In 2015, KBN College, Vijayawada, secured the overall championship at Krishna Tarang by earning medals in 14 events, including creative categories.

== Library ==
The central library of KBN College provides academic resources to meet the curriculum and research needs of students and faculty. The digital library, part of the institution’s infrastructure, offers e-resources including e-journals, e-books and academic repositories. The UG & PG library has a shelving capacity of more than 56,900 books.

== Accreditation ==
KBN College was granted autonomous status by the University Grants Commission (UGC) in 2010. The college received an 'A' grade during the National Assessment and Accreditation Council (NAAC) accreditation cycle in 2013 and was re-accredited with an 'A++' grade in 2024. In 2016, it was recognized by the UGC as a College with Potential for Excellence (CPE). The institution was ranked 92nd among degree colleges in India by the National Institutional Ranking Framework (NIRF) in 2017. The college has introduced academic programs including a Bachelor of Science in Artificial Intelligence.

== Research ==
The college facilitates academic research through the Research and Publication Monitoring (RPM) Cell. The cell coordinates interdisciplinary research and faculty development activities, supported by funding from UGC and DST. Faculty are involved in both minor and major research projects. Dr. G. Krishnaveni, IQAC coordinator, also serves as Director of the RPM Cell and oversees research-related initiatives.

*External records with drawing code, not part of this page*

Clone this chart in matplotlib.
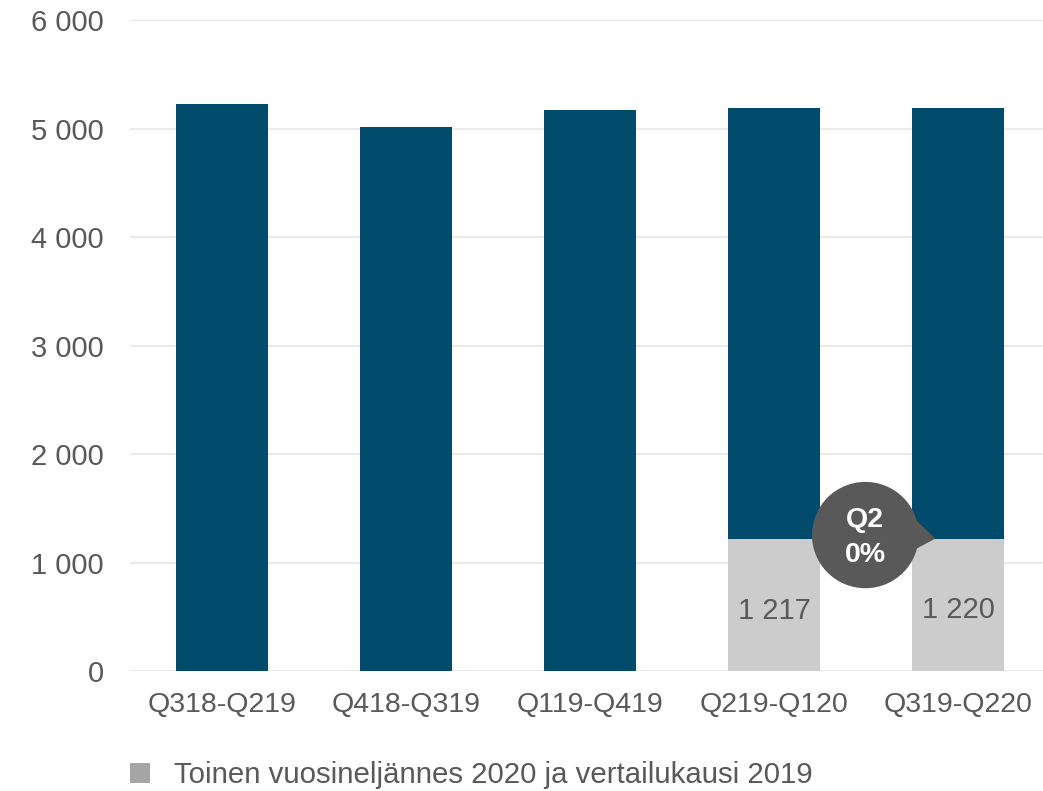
"""Rolling four-quarter totals with Q2 comparison overlay."""

import matplotlib
matplotlib.use("Agg")
import matplotlib.pyplot as plt
from matplotlib.patches import Ellipse, Polygon, Patch
from matplotlib.ticker import FuncFormatter, MultipleLocator

TEXT = "#595959"
DARK = "#004B6B"
LIGHT = "#CCCCCC"
LEGEND_GRAY = "#A6A6A6"
GRID = "#E6E6E6"

periods = ["Q318-Q219", "Q418-Q319", "Q119-Q419", "Q219-Q120", "Q319-Q220"]
totals = [5226, 5014, 5171, 5189, 5189]
q2_values = [None, None, None, 1217, 1220]
q2_change = "0%"

plt.rcParams.update({
    "font.family": ["Liberation Sans", "DejaVu Sans"],
    "font.size": 20.5,
})

fig = plt.figure(figsize=(10.43, 7.91), dpi=100)
ax = fig.add_axes([0.1246, 0.1517, 0.8754, 0.823])

x = range(len(periods))
ax.bar(x, totals, width=0.5, color=DARK, zorder=2)
for i, v in enumerate(q2_values):
    if v is None:
        continue
    ax.bar(i, v, width=0.5, color=LIGHT, zorder=3)
    ax.annotate(f"{v:,}".replace(",", " "), (i, v / 2), xytext=(0, -4),
                textcoords="offset points", ha="center", va="center",
                color=TEXT, fontsize=21, zorder=4)

ax.set_xlim(-0.5, 4.46)
ax.set_ylim(0, 6000)
ax.yaxis.set_major_locator(MultipleLocator(1000))
ax.yaxis.set_major_formatter(
    FuncFormatter(lambda v, _: f"{int(v):,}".replace(",", " ")))
ax.set_xticks(list(x))
ax.set_xticklabels(periods)
ax.tick_params(axis="y", length=0, pad=19, colors=TEXT, labelsize=21)
ax.tick_params(axis="x", length=0, pad=15, colors=TEXT, labelsize=20.5)
for s in ax.spines.values():
    s.set_visible(False)
ax.grid(axis="y", color=GRID, linewidth=1.2, zorder=0)
ax.set_axisbelow(True)

# callout bubble between the two comparable periods
cx, cy = 3.495, 1253
rx, ry = 0.29, 490
ax.add_patch(Polygon([(cx + 0.2, cy + 260), (3.875, 1220), (cx + 0.25, cy - 150)],
                     closed=True, color=TEXT, zorder=5, lw=0))
ax.add_patch(Ellipse((cx, cy), 2 * rx, 2 * ry, color=TEXT, zorder=5, lw=0))
ax.text(cx, cy + 140, "Q2", ha="center", va="center", color="white",
        fontsize=20.5, fontweight="bold", zorder=6)
ax.text(cx, cy - 180, q2_change, ha="center", va="center", color="white",
        fontsize=20.5, fontweight="bold", zorder=6)

handle = Patch(facecolor=LEGEND_GRAY, edgecolor="none")
fig.legend([handle], ["Toinen vuosineljännes 2020 ja vertailukausi 2019"],
           loc="center left", bbox_to_anchor=(0.1105, 0.02), frameon=False,
           handlelength=0.68, handleheight=0.68, handletextpad=0.8,
           labelcolor=TEXT, fontsize=21.2, borderpad=0)

fig.savefig("out.png", dpi=100, facecolor="white")
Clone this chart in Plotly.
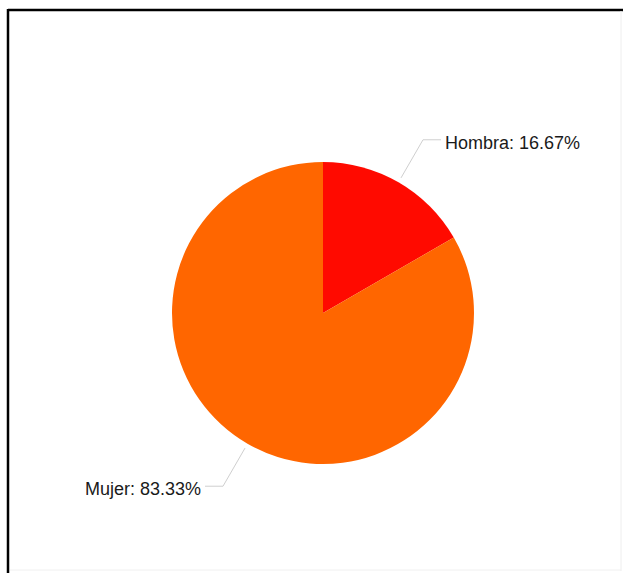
import math
import plotly.graph_objects as go

# Distribución por sexo
labels = ["Hombra", "Mujer"]
values = [1, 5]
colors = ["#ff0a00", "#ff6600"]

W, H = 623, 573
cx, cy, r = 323, 313, 151  # pie centre and radius in pixels


def px(x):
    return x / W


def py(y):
    return 1 - y / H


fig = go.Figure(
    go.Pie(
        labels=labels,
        values=values,
        sort=False,
        direction="clockwise",
        rotation=0,
        textinfo="none",
        hoverinfo="label+percent",
        marker=dict(colors=colors, line=dict(width=0)),
        domain=dict(x=[px(cx - r), px(cx + r)], y=[py(cy + r), py(cy - r)]),
        showlegend=False,
    )
)

shapes = []
annotations = []
total = sum(values)
cum = 0.0
for lab, v in zip(labels, values):
    frac = v / total
    mid = (cum + frac / 2) * 2 * math.pi  # clockwise from 12 o'clock
    cum += frac
    sx, sy = cx + (r + 5) * math.sin(mid), cy - (r + 5) * math.cos(mid)
    ex, ey = cx + (r + 49) * math.sin(mid), cy - (r + 49) * math.cos(mid)
    right = math.sin(mid) >= 0
    hx = ex + (18 if right else -18)
    shapes.append(dict(
        type="path", xref="paper", yref="paper",
        path=f"M {px(sx)} {py(sy)} L {px(ex)} {py(ey)} L {px(hx)} {py(ey)}",
        line=dict(color="#cfcfcf", width=1),
    ))
    annotations.append(dict(
        x=px(hx + (2 if right else -2)), y=py(ey + 3), xref="paper", yref="paper",
        text=f"{lab}: {frac * 100:.2f}%", showarrow=False,
        xanchor="left" if right else "right", yanchor="middle",
        font=dict(family="Liberation Sans, Arial, sans-serif", size=18, color="#1a1a1a"),
    ))

# Frame around the chart
shapes += [
    dict(type="line", xref="paper", yref="paper", x0=px(8), x1=px(W), y0=py(10), y1=py(10),
         line=dict(color="#000000", width=2.5)),
    dict(type="line", xref="paper", yref="paper", x0=px(8), x1=px(8), y0=py(9), y1=py(H),
         line=dict(color="#000000", width=2.5)),
    dict(type="line", xref="paper", yref="paper", x0=px(621), x1=px(621), y0=py(11), y1=py(571),
         line=dict(color="#eeeeee", width=1)),
    dict(type="line", xref="paper", yref="paper", x0=px(10), x1=px(621), y0=py(570), y1=py(570),
         line=dict(color="#f0f0f0", width=1)),
]

fig.update_layout(
    width=W, height=H,
    margin=dict(l=0, r=0, t=0, b=0),
    paper_bgcolor="white", plot_bgcolor="white",
    shapes=shapes, annotations=annotations,
)

fig.write_html("out.html", include_plotlyjs=True, config={"displayModeBar": False})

== Undergraduate Programmes ==
KBN College offers a diverse set of undergraduate (UG) programmes across science, commerce, and management disciplines:

=== Bachelor of Science (B.Sc.) ===

- B.Sc. Quantum Technology — First of its Kind Under Krishna University
- B.Sc. Data Science
- B.Sc. Computer Science
- B.Sc. Electronics
- B.Sc. Chemistry
- B.Sc. Artificial Intelligence & Machine Learning
- B.Sc. Mathematics
- B.Sc. Statistics
- B.Sc. Biotechnology

=== Bachelor of Business Administration (BBA) ===

- BBA (General)
- BBA (Business Analytics)

=== Bachelor of Commerce (B.Com.) ===

- B.Com. (Tax Procedures)
- B.Com. (Computer Applications)
- B.Com. (Logistics)

=== Bachelor of Computer Applications (BCA) ===

- BCA (Computer Applications)

== Postgraduate Programmes ==
KBN College offers a diverse set of postgraduate (PG) programmes across science and management disciplines:

=== Master of Computer Applications (MCA) ===

- MCA

=== Master of Business Administration (MBA) ===

- MBA

=== Master of Science (M.Sc.) ===

- M.Sc. Organic Chemistry
- M.Sc. Analytical Chemistry
- M.Sc. Data Science

== Placements and Student Support ==
In the academic year 2025–2026, the college recorded 745 placements, demonstrating strong placement performance. The achievement reflects structured training, recruitment initiatives, and industry engagement. Students also benefit from career guidance, skill development programmes, and merit-based scholarships.

== Notable alumni ==

- Suhas Pagolu is an Indian actor who works in Telugu films.
- Boyi Satya is a handball player from Andhra Pradesh. She plays for the Andhra Pradesh state team

== Awards ==
In January 2025, Vijayawada MP Kesineni Sivanath distributed sports kits to 67 schools during a program held at KBN College.

== Events ==
KBN College conducts academic and extracurricular events annually. Events such as Foundation Day, Independence Day, Republic Day, NSS Day, and National Science Day. The college also conducts a cultural event titled "Samskruti," which includes intercollegiate competitions in music, dance, literary activities, and drama.